DC and the 'Me too!' syndrome
Just as it's a bit obvious to say that Marvel's had huge success with the proliferation of its Cinematic Universe, it might be a bit obvious to say that DC has had a lot less success not just connecting its live-action franchises. That's not to say they've not done well - the Christopher Nolan Batman movies performed gangbusters in cinemas during the trilogy's run, and despite middling critical reception, Man of Steel made over $650 million at the box office. But in the public mindshare, it often feels like there's a perception that Marvel are the kings of Comic book media, whilst DC struggle to catch up in a bid to emulate their success - the 'Me too!' Syndrome.

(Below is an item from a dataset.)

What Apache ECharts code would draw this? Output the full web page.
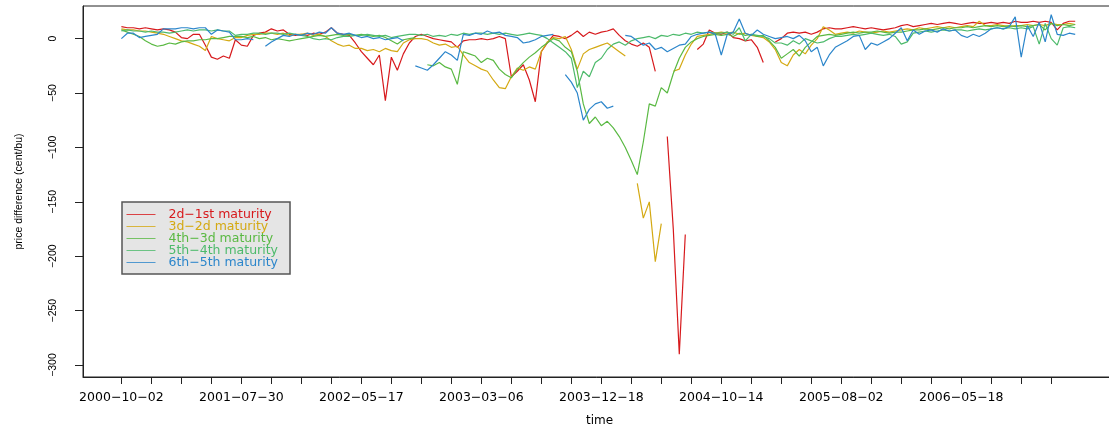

This is felt most strongly perhaps in the run up to Batman v. Superman. The good word about certain elements of it have rang out, like the new Batsuit and Batmobile, but Ben Affleck's casting as Bruce Wayne was met with widespread confusion and derision - and then there's the problem that Batman v. Superman not only largely seems to move away from the interesting universe that Man of Steel set up (poor Supes doesn't even get top billing in his own sequel!), but muddy it even more by trying to do over as much as DC can to wipe the slate clean ready to attempt a Justice League film. Time will tell whether DC pull off their lofty goals, and there is a lot to be excited about - but even then there's still a lot of doubt hanging over DC as to whether they can pull it off. It's a wonder that the company have kept trying instead of going to more standalone adaptations.
TV Success has shown it can be good to stand alone
Which brings us to where DC have already found a lot of success - Television.

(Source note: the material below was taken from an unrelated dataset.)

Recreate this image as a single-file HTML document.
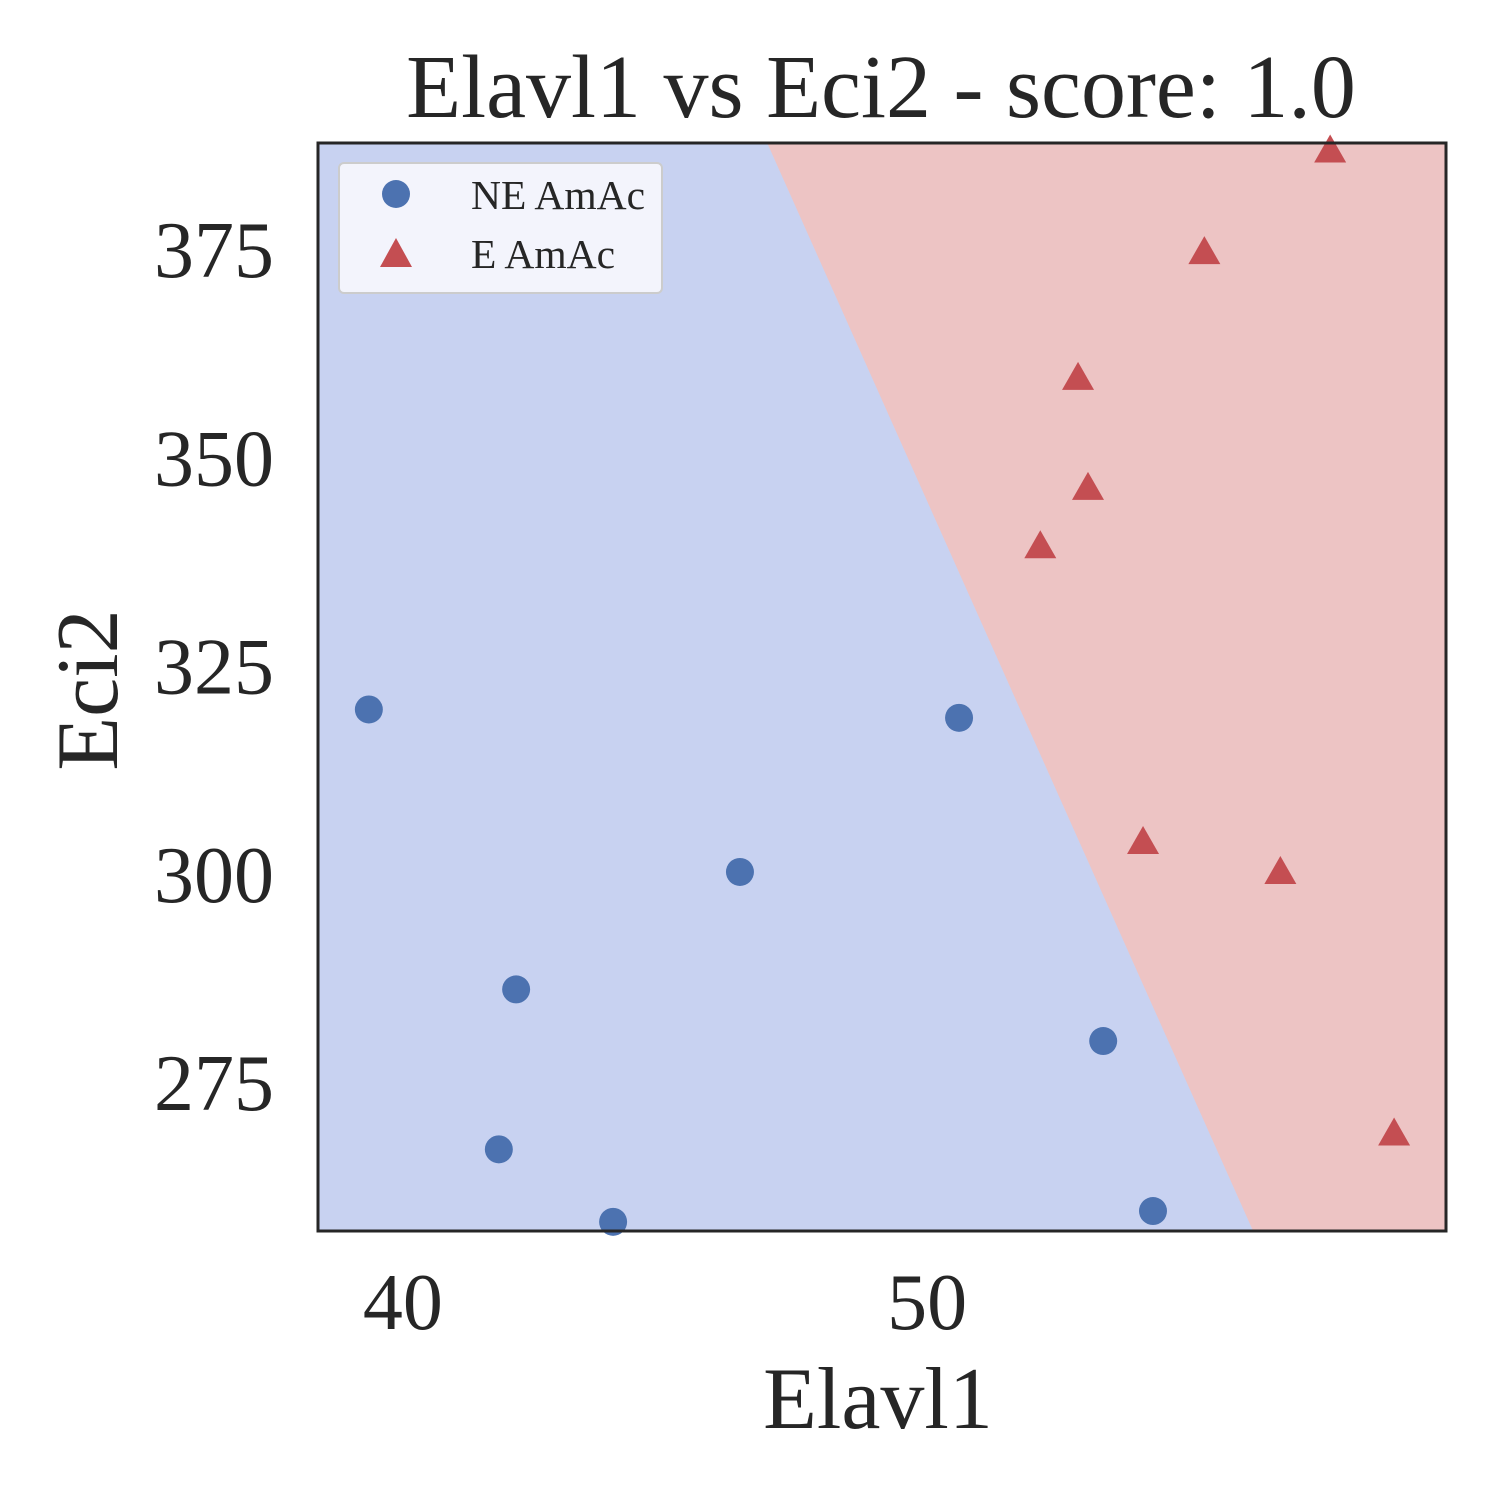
<!DOCTYPE html>
<html><head><meta charset="utf-8"><style>
html,body{margin:0;padding:0;background:#fff;}
svg{display:block;font-family:"Liberation Serif",serif;}
</style></head><body>
<svg id="chart" width="1500" height="1500" xmlns="http://www.w3.org/2000/svg"></svg>
<script>
const neX=[39.35,50.61,46.43,42.16,53.36,41.83,44.01,54.31];
const neY=[320.1,319.1,300.6,286.5,280.3,267.3,258.6,259.9];
const eX=[57.69,55.29,52.88,53.07,52.16,54.12,56.74,58.91];
const eY=[387.2,375.0,359.9,346.7,339.7,304.2,300.6,269.2];
const boundaryX=[46.95,56.22];
const boundaryY=[388.1,257.5];
const xTicks=[40,50];
const yTicks=[275,300,325,350,375];

const L=318,R=1446,T=143,B=1231;
const xmin=38.38,xmax=59.9,ymin=257.5,ymax=388.1;
const sx=v=>L+(v-xmin)/(xmax-xmin)*(R-L);
const sy=v=>B-(v-ymin)/(ymax-ymin)*(B-T);
const svg=document.getElementById('chart');
const NS='http://www.w3.org/2000/svg';
function mk(tag,attrs,parent){const e=document.createElementNS(NS,tag);for(const k in attrs)e.setAttribute(k,attrs[k]);(parent||svg).appendChild(e);return e;}

let e;
e=mk('rect',{x:L,y:T,width:R-L,height:B-T,fill:'#c8d2f1'});


const bx0=sx(boundaryX[0]),by0=sy(boundaryY[0]),bx1=sx(boundaryX[1]),by1=sy(boundaryY[1]);
e=mk('polygon',{points:`${bx0},${by0} ${R},${by0} ${R},${by1} ${bx1},${by1}`,fill:'#edc4c4'});



for(let i=0;i<neX.length;i++){
 e=mk('circle',{cx:sx(neX[i]),cy:sy(neY[i]),r:14,fill:'#4c72b0'});
 
 
}
for(let i=0;i<eX.length;i++){
 const x=sx(eX[i]),y=sy(eY[i]);
 e=mk('polygon',{points:`${x},${y-16} ${x-16},${y+12} ${x+16},${y+12}`,fill:'#c44e52'});
 
 
}
e=mk('rect',{x:L,y:T,width:R-L,height:B-T,fill:'none',stroke:'#262626','stroke-width':3});



for(const t of xTicks){
 e=mk('text',{x:sx(t),y:1329,'font-size':80,'text-anchor':'middle',fill:'#262626'});e.textContent=t;
 
 
}
for(const t of yTicks){
 e=mk('text',{x:274,y:sy(t)+25,'font-size':80,'text-anchor':'end',fill:'#262626'});e.textContent=t;
 
 
}
e=mk('text',{x:881,y:117,'font-size':90,'text-anchor':'middle',fill:'#262626'});e.textContent='Elavl1 vs Eci2 - score: 1.0';


e=mk('text',{x:878,y:1428,'font-size':88,'text-anchor':'middle',fill:'#262626'});e.textContent='Elavl1';


e=mk('text',{x:0,y:0,'font-size':88,'text-anchor':'middle',fill:'#262626',transform:'translate(117,690) rotate(-90)'});e.textContent='Eci2';



const lg=mk('g',{});


mk('rect',{x:339,y:163,width:323,height:130,rx:5,fill:'#f3f4fc',stroke:'#cccccc','stroke-width':2},lg);
mk('circle',{cx:396,cy:194,r:14,fill:'#4c72b0'},lg);
mk('polygon',{points:'396,238 380,267 412,267',fill:'#c44e52'},lg);
e=mk('text',{x:471,y:209,'font-size':41.5,fill:'#262626'},lg);e.textContent='NE AmAc';


e=mk('text',{x:471,y:268,'font-size':41.5,fill:'#262626'},lg);e.textContent='E AmAc';


</script>
</body></html>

The success of Arrow, heading into its third season next month, has proved to be a major one for DC. It's arguable that alone, the Green Arrow might not have worked as a movie star - but Oliver McQueen has hit the ground running on TV. Arrow's success, separate to DC's attempts to kickstart crossover franchises on the Big Screen, has shown that not everything DC put out has to be connected, and if anything, it's better on its own.

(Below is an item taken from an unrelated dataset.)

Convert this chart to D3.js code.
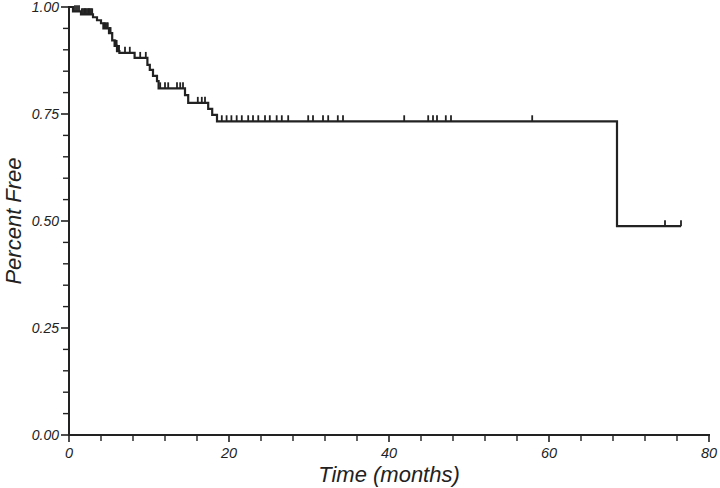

In the same Variety piece from yesterday, Maurissa Tancharoen acknowledged Agents of SHIELD's slow burn in its first half due to being beholden by Captain America: The Winter Soldier - but Arrow, or any other of DC's TV properties, won't have to be held to a larger vision. They can be their own thing, and not have to feel limited by that singular view - and considering that alongside Arrow we'll soon have The Flash, Constantine and Gotham offering interpretations of DC characters on TV too, that's a lot of creative freedom for each individual show to largely do whatever they like in DC's playground. And even when these properties do interact with each other, as The Flash and Arrow will, it's still on a much smaller scale - the impact will be on their individual shows, instead of a vast behemoth of a Movie/TV franchise. Neither Grant Gustin's Barry Allen or Stephen Amell's Oliver McQueen will show up on the big screen, the actors have said as much, and that's not necessarily a bad thing - It allows these two shows to stand on their own, regardless of what DC plans to do with anything else. As strong a benefit the shared cinematic Universe has been to Marvel's movies, if anything it feels like DC is on the cusp of proving that, at least on Television, it's not the only way to adapt comic books to other media. These properties can stand on their own just as well as they could together.
Different Universes, Different Interpretations
Image Credit: Map of the DC Multiverse by Grant Morrison and Rian Hughes.
But perhaps what is DC's strongest point about having most of its properties stand alone is that... well, it's kinda their thing to do that.
Sure, Marvel has alternate realities, but if there's one thing that DC is known for in its vast storytelling, it's the Multiverse. The huge cosmic mishmash of alternate realities and existences has expanded, been wiped out, been born again and rebooted god knows how many times, but it's always a staple of DC's wider pantheon. It can also be their opportunity to allow their live-action projects to offer standalone, new interpretations on DC's most popular characters - it's what's allowing us to have 3 different adaptations of Batman within the last decade already, considering Gotham is very clearly separate from the universes of The Dark Knight and Batman v. Superman. But why the Multiverse could be so important to DC's live-action plans as a whole is that would lend the weight and validation to all these projects that a shared universe would, but whilst giving them the also the freedom to offer a diverse variety of interpretations of their characters - and still having them all loosely connected through this cosmic reality. Sort of like having their cake and eating it.
It's not even something DC necessarily has to do, they could just as easily ignore it and go about offering more and more movies and shows without paying heed to it, but it would be a nice nod to the comics themselves if they hinted that shows like Arrow and The Flash stood alongside movies like The Nolan trilogy or Batman v. Superman, all as valid parts of DC's wider canon, even if they're not directly crossing over with each other. And it easily leads the door open for us to see even more DC characters and different interpretations of them make the leap from comics to TV and Film, too.
In the grand scheme of things though, it doesn't really matter what DC decide to do going forward - we can't really predict if Batman v Superman's hasty attempt to kickstart a wider universe will work out, considering it's not out for two years and we've seen so little. It might be a huge success for them! But at the same time, it does feel like the company are on the verge of rivalling Marvel's mainstream dominance - there's a lot of excitement from both the public and the press about their upcoming projects - and the fact that they're doing so with a largely different approach can only be seen as a good thing for ourselves as fans and viewers.
To get such a variety and a diverse scope from the big two really might mean we're entering a golden age of Comic Book TV.